McGuire noted that using analytics backfired in the second quarter. Facing 4th-and-1 at the NC State 28-yard line, Tech decided to go. Donovan Smith threw an interception that Wolfpack cornerback Aydan White returned 84 yards for a touchdown.

"If you go back and I'd played old school," McGuire said, "maybe I should have, on fourth-and-1 at the 28, kicked the field goal and it wouldn't have been a pick-six. It would have been 13-3.

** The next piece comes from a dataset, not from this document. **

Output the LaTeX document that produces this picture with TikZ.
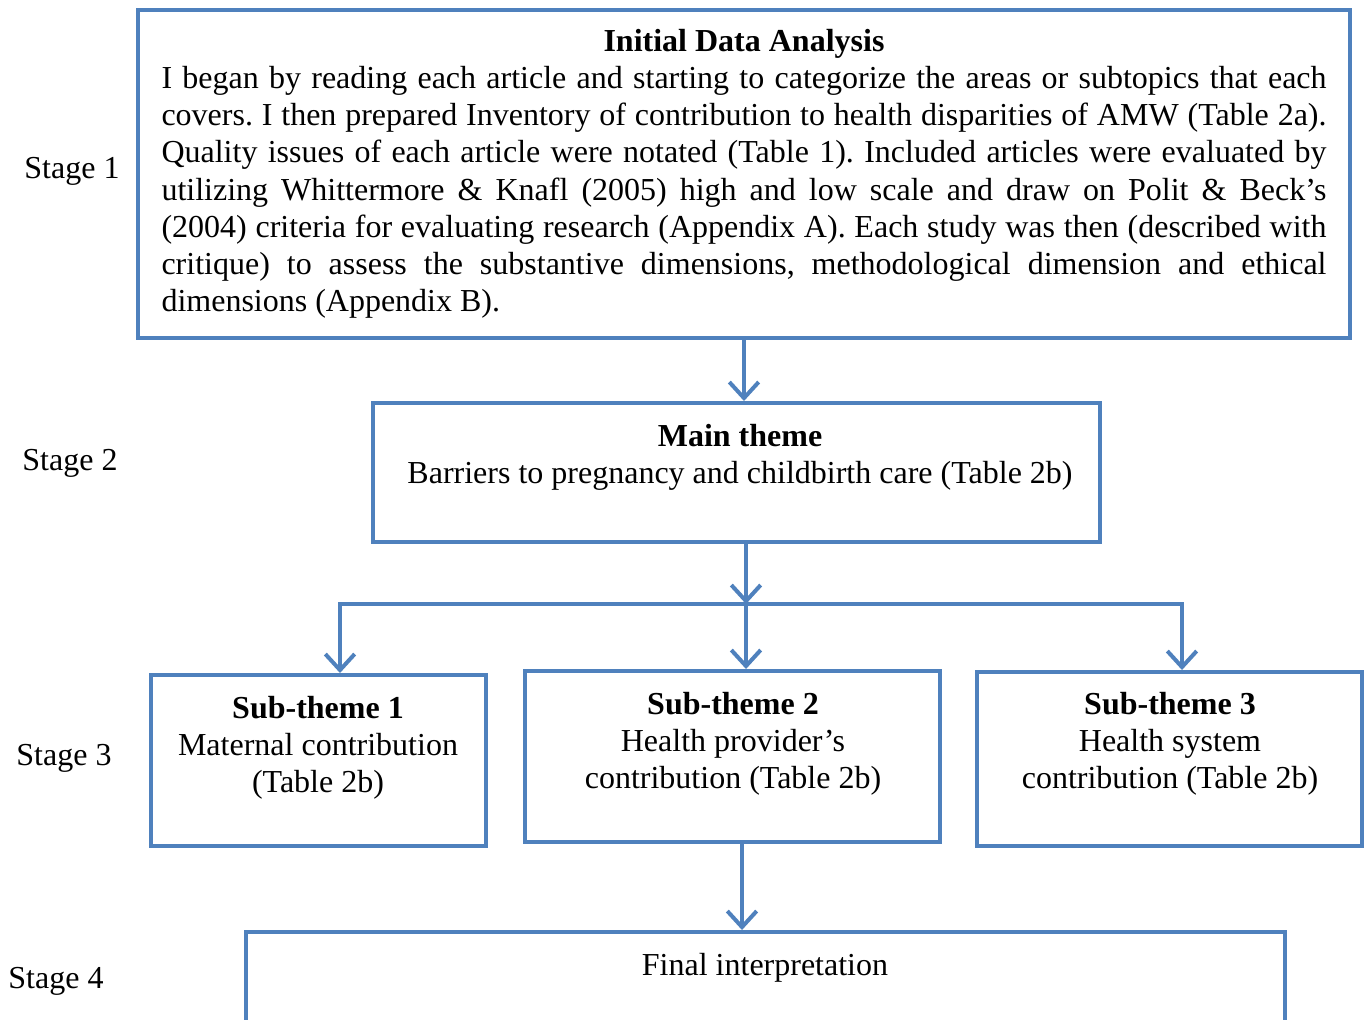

"You can dissect that game up and down. Because old-school football, they punted on fourth-and-1. Should I have kicked the field goal from the 28 earlier in the game? We went for it and ended up giving up six points."

College football

Who: Texas Tech vs. Texas

When: 2:30 p.m. Saturday

Where: Jones AT&T Stadium

Records: Texas 2-1, 0-0 in the Big 12; Texas Tech 2-1, 0-0

Rankings (AP/coaches poll): Texas 22/19; Texas Tech unranked

Line: Texas by 6

Last game: Texas 41, UT-San Antonio 20; North Carolina State 27, Texas Tech 14

Last meeting: Texas 70, Texas Tech 35 last year in Austin.

TV: ESPN

Fast fact: About 500 tickets remained, Tech officials said, at the end of Monday's business day.